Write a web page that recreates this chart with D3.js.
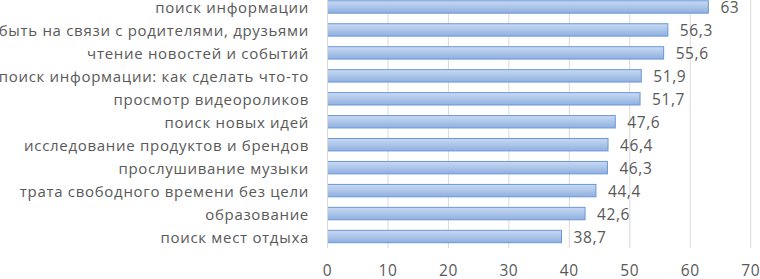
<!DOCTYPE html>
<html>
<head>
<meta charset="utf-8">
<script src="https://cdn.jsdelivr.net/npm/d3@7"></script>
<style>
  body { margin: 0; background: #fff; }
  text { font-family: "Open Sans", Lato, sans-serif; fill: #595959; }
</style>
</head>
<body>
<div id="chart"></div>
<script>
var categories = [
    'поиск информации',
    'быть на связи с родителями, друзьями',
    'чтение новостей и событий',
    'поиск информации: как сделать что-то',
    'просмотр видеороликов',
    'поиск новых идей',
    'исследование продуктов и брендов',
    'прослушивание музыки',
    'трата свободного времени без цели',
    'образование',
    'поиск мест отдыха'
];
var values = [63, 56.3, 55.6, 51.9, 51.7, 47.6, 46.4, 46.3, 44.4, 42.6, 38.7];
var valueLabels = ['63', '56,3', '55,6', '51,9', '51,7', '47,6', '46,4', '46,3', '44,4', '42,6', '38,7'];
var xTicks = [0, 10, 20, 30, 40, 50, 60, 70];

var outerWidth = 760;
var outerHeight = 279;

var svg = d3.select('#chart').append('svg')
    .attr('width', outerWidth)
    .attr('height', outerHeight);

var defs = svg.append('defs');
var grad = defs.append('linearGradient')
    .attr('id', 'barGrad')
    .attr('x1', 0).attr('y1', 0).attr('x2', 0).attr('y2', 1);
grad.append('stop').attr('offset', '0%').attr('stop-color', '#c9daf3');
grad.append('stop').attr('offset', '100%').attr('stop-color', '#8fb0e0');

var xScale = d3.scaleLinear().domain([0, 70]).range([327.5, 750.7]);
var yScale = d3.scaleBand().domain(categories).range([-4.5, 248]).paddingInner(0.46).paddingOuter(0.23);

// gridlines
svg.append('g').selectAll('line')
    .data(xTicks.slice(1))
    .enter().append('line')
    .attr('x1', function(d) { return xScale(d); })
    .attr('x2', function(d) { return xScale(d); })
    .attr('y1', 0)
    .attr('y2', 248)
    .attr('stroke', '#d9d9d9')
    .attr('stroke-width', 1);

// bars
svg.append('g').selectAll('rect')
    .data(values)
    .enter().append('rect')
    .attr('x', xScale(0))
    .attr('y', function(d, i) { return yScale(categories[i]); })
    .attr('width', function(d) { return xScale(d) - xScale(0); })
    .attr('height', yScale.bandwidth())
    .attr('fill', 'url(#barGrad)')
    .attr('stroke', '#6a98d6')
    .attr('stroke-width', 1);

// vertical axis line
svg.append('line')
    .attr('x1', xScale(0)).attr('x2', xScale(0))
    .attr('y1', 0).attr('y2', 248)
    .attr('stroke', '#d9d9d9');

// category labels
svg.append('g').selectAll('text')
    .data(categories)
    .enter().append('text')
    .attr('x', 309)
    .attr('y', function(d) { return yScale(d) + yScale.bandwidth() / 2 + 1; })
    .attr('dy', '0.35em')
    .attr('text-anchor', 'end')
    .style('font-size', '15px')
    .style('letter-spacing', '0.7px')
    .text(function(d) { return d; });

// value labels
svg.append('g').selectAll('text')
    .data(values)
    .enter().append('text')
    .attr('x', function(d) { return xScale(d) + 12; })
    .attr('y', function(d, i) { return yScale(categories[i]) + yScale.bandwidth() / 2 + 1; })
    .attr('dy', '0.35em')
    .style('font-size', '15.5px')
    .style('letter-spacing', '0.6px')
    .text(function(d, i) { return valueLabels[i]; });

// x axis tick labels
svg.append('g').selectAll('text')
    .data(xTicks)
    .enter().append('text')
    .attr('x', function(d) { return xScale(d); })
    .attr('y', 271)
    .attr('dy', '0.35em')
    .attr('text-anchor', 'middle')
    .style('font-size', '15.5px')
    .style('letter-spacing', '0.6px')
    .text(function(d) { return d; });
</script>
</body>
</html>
* * *
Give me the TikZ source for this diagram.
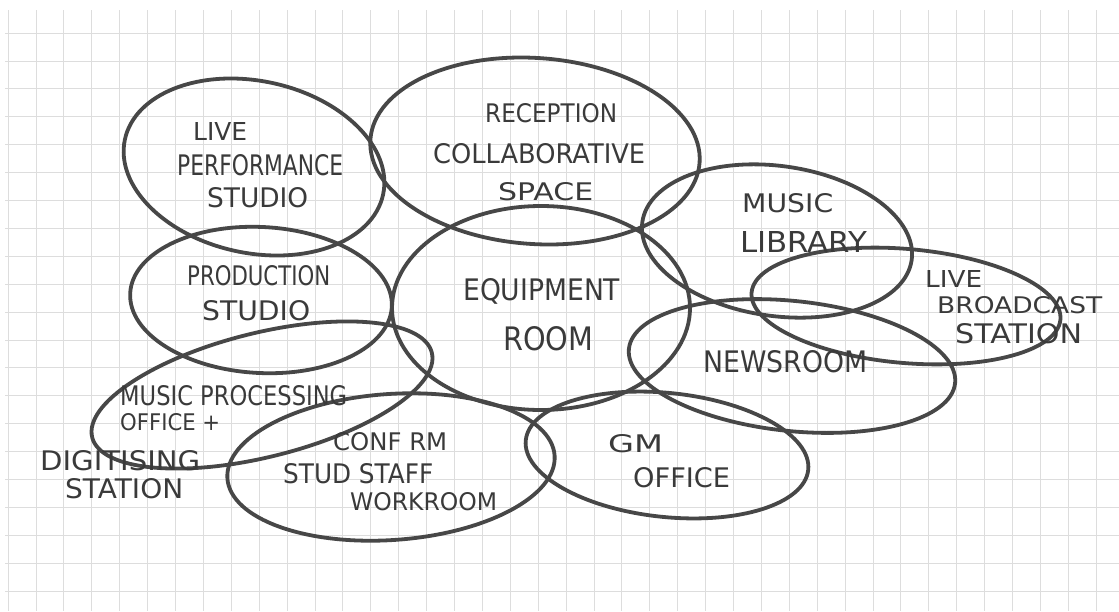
--
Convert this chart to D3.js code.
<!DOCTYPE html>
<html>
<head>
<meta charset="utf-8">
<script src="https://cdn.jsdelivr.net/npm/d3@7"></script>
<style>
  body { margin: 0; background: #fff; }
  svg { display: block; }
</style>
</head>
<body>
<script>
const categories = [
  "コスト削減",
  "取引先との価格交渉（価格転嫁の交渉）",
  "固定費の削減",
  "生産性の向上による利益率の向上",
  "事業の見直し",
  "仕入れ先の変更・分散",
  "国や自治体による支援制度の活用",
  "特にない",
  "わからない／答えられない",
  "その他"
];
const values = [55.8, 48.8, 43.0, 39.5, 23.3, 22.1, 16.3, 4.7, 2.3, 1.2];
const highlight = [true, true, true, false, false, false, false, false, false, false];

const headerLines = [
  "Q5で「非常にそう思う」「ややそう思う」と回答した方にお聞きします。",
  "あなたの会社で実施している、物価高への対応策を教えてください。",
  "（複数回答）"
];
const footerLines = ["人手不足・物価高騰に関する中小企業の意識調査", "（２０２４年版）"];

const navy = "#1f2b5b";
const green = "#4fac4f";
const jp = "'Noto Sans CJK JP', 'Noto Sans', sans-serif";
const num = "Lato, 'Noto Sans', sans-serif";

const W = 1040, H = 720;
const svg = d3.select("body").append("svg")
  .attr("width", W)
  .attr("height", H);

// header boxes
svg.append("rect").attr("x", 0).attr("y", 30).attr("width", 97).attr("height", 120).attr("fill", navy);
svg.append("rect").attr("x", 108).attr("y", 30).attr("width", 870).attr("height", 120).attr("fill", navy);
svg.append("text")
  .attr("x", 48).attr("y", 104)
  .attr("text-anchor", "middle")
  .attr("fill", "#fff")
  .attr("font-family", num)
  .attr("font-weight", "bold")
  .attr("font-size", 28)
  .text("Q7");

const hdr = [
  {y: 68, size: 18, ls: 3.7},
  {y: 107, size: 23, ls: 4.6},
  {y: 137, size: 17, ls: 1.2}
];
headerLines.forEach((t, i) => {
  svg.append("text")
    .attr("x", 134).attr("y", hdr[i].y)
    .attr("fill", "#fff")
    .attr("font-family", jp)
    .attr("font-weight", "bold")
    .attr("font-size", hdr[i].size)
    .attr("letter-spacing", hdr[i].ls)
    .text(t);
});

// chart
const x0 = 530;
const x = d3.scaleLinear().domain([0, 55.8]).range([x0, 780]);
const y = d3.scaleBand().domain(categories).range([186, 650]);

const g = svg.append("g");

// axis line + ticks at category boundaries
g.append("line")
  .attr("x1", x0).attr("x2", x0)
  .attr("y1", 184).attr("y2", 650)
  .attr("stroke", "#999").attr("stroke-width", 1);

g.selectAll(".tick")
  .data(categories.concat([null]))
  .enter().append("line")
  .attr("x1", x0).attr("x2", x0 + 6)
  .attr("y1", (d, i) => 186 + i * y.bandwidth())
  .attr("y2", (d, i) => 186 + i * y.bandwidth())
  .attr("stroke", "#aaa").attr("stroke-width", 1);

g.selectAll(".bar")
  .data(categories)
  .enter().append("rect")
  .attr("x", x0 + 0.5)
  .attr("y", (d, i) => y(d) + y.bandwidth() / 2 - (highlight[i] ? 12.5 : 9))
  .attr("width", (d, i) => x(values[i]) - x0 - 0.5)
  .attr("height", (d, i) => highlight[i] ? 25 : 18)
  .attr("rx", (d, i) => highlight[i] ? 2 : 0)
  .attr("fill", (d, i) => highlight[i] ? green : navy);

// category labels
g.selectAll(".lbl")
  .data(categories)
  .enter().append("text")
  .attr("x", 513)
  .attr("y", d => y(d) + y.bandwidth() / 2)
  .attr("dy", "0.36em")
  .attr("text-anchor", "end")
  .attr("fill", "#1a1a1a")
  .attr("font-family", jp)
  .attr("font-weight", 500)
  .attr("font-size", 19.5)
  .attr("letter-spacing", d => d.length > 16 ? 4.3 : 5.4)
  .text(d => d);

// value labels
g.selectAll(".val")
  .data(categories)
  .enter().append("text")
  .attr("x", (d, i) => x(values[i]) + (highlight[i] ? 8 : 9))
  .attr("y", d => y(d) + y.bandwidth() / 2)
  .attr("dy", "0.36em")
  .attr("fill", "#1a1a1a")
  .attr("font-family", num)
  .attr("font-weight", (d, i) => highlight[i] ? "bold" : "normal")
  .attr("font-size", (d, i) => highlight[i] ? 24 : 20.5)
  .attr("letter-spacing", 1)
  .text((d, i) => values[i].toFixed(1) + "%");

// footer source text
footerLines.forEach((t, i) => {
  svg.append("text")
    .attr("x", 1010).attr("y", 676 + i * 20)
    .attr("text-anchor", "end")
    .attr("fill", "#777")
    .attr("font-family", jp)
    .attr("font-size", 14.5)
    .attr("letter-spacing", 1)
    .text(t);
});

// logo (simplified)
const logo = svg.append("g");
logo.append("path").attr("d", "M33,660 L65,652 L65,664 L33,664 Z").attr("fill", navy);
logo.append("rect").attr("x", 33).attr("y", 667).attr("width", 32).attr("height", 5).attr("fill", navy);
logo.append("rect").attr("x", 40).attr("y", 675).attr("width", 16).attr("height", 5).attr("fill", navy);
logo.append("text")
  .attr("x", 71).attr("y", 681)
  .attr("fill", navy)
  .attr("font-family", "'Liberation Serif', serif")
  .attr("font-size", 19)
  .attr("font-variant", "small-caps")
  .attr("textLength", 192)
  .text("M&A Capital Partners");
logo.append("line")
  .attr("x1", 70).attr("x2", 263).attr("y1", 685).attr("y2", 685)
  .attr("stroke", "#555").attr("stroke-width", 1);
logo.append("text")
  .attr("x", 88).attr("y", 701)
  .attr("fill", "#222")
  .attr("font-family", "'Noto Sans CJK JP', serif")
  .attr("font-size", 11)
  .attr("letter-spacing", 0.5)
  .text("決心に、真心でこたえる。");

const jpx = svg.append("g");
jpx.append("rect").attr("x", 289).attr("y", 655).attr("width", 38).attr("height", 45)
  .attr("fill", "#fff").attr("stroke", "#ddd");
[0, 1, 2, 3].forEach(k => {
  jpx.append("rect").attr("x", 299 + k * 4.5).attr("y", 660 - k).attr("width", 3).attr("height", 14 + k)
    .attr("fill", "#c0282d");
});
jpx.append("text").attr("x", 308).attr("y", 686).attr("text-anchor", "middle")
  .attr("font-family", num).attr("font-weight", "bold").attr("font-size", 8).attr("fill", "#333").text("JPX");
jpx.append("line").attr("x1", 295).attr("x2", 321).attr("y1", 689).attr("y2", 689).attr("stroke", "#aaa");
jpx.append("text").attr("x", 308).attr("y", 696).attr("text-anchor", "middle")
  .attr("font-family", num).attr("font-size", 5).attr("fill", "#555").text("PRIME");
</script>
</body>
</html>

→ **Aim of the task**
Provide the number of lines in these entries that hold the word "this", without any accompanying text.

→ **Written solution**
3